Give again only the lines beginning with the one that contains "Output the component" and ending with the one that contains "const categories = ['Control', 'Pdcd4'];"; include both of those lines.

Entries with chart source code:
* * * *

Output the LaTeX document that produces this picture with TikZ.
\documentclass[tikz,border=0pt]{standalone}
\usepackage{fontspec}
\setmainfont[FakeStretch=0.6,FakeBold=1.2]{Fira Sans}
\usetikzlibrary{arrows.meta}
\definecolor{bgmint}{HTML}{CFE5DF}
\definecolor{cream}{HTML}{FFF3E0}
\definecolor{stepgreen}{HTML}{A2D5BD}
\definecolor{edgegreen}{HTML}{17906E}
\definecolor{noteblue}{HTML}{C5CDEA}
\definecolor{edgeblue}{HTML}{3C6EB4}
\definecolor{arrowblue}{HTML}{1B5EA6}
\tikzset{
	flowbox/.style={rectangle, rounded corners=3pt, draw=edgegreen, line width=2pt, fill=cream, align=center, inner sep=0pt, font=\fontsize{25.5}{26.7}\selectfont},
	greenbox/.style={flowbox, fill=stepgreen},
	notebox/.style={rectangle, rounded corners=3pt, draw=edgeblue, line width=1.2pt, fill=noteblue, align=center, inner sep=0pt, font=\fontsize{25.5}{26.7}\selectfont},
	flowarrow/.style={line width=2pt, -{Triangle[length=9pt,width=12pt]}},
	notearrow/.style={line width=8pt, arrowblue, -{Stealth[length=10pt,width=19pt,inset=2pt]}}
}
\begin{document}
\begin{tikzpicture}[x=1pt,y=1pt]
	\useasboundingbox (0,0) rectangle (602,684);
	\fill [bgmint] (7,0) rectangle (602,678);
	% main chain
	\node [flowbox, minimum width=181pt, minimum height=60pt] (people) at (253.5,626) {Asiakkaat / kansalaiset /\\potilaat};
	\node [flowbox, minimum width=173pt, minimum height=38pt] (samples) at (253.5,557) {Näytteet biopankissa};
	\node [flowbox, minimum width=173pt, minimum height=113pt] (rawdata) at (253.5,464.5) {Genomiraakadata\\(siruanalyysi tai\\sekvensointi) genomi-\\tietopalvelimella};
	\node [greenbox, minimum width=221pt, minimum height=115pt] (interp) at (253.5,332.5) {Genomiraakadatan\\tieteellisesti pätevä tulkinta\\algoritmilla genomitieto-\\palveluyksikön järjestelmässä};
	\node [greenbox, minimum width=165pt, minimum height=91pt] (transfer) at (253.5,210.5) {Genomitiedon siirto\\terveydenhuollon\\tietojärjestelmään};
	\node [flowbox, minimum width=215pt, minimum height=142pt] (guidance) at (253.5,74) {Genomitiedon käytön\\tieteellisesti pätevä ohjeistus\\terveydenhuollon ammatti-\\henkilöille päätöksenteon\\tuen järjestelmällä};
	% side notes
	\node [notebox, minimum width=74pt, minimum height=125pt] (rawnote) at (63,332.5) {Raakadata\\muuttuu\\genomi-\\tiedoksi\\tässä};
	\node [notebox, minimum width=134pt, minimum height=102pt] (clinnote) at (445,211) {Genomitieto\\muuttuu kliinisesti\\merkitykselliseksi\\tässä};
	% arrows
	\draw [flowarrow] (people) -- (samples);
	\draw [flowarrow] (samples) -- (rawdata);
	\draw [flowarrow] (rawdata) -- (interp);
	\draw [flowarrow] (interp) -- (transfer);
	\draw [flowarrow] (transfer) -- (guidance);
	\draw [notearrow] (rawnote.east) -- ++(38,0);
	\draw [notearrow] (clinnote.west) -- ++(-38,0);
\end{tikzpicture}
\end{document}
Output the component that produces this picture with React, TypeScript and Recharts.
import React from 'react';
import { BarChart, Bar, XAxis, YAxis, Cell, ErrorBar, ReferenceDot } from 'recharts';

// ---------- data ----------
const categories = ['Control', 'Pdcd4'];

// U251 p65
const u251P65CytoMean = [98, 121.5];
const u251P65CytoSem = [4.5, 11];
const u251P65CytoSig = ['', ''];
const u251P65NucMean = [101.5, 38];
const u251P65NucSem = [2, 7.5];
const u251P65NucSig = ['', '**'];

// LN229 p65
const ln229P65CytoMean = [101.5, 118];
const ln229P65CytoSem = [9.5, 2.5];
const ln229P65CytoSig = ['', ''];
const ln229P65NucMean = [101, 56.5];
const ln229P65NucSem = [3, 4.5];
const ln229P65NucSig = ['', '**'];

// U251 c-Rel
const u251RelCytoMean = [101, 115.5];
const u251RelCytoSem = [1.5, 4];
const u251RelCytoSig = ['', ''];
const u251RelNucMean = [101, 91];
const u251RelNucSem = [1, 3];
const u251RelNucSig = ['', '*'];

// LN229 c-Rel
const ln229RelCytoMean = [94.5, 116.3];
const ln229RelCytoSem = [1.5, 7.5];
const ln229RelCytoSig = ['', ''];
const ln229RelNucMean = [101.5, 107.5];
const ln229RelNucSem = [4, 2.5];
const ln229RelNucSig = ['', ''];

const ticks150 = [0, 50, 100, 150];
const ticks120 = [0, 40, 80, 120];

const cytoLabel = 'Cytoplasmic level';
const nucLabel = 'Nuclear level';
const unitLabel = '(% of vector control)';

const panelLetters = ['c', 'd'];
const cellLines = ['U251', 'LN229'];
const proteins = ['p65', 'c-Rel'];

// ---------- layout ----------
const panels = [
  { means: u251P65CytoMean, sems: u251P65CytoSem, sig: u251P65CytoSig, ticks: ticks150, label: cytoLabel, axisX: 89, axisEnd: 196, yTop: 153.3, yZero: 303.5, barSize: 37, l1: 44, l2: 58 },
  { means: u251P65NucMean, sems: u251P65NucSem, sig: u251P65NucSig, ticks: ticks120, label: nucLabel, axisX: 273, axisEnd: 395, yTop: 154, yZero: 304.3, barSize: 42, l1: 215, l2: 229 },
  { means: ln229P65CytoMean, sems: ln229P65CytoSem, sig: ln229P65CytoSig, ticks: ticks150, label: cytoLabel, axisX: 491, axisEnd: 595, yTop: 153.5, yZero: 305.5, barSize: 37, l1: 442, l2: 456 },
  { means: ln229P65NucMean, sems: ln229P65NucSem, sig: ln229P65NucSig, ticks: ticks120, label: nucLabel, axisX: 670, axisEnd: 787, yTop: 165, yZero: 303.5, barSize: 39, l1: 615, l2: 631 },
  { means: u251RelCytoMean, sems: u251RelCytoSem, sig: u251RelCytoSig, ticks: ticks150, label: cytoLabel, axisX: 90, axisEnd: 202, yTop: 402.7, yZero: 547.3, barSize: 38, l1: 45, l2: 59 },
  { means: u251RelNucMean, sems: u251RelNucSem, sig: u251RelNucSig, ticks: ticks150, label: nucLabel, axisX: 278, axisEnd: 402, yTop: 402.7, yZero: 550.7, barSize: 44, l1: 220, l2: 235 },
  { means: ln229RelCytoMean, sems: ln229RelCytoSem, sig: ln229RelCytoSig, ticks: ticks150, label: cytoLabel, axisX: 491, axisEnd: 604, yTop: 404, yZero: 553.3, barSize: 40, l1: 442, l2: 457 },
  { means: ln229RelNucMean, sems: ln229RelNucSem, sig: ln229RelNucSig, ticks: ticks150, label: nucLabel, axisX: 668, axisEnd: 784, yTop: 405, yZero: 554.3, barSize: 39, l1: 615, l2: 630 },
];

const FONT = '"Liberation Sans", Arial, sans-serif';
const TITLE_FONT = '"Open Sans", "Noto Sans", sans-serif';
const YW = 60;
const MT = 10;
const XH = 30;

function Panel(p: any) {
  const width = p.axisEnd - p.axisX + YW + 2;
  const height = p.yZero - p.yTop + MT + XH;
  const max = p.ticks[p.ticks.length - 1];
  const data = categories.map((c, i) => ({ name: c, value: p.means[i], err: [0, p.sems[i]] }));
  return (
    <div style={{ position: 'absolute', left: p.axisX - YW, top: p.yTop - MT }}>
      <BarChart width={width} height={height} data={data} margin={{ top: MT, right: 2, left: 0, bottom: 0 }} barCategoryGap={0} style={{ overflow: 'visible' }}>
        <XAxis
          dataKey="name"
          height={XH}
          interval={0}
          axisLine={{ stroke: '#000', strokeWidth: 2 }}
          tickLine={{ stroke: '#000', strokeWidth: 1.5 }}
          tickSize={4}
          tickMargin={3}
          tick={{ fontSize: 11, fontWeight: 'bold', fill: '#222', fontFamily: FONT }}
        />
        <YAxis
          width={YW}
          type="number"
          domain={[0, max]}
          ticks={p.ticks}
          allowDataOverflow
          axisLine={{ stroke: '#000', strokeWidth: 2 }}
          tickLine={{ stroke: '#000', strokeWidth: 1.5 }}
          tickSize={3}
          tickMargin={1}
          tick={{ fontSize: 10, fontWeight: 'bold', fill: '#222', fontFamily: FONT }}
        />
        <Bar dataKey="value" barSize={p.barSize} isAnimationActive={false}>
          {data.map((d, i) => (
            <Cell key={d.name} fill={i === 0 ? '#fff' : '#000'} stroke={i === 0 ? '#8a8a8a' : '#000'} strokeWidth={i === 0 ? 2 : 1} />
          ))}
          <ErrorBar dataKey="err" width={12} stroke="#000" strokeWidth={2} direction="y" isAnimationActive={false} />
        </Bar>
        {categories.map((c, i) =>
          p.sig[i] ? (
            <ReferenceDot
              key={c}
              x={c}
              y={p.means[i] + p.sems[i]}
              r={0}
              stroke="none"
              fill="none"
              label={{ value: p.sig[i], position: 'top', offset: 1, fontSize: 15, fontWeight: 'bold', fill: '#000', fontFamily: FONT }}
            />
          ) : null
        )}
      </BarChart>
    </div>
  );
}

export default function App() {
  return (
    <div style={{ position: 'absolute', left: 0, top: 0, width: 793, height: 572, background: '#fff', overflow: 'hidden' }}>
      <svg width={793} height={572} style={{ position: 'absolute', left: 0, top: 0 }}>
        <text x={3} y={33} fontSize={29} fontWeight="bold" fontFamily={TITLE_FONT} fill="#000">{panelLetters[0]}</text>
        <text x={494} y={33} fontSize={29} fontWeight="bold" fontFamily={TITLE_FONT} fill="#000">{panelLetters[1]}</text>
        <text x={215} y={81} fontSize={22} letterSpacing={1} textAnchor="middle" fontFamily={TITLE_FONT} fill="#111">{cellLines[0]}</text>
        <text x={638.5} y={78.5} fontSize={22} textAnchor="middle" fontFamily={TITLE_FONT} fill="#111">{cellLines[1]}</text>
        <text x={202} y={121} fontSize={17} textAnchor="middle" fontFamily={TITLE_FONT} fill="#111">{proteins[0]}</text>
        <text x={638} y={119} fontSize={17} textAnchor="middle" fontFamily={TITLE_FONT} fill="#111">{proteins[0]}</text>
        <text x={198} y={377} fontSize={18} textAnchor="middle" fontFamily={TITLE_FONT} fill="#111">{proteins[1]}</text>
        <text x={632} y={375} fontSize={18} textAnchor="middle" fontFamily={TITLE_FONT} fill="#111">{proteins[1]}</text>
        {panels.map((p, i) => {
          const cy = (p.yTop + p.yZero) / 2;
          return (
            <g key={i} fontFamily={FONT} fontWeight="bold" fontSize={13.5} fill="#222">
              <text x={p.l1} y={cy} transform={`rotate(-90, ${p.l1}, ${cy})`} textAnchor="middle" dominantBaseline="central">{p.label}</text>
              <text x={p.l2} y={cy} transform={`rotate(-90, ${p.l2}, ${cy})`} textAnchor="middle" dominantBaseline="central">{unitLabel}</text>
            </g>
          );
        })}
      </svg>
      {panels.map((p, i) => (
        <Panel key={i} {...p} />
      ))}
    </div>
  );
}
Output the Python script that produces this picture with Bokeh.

* * * *

→ **COMPLETE OUTPUT**:
Output the component that produces this picture with React, TypeScript and Recharts.
import React from 'react';
import { BarChart, Bar, XAxis, YAxis, Cell, ErrorBar, ReferenceDot } from 'recharts';

// ---------- data ----------
const categories = ['Control', 'Pdcd4'];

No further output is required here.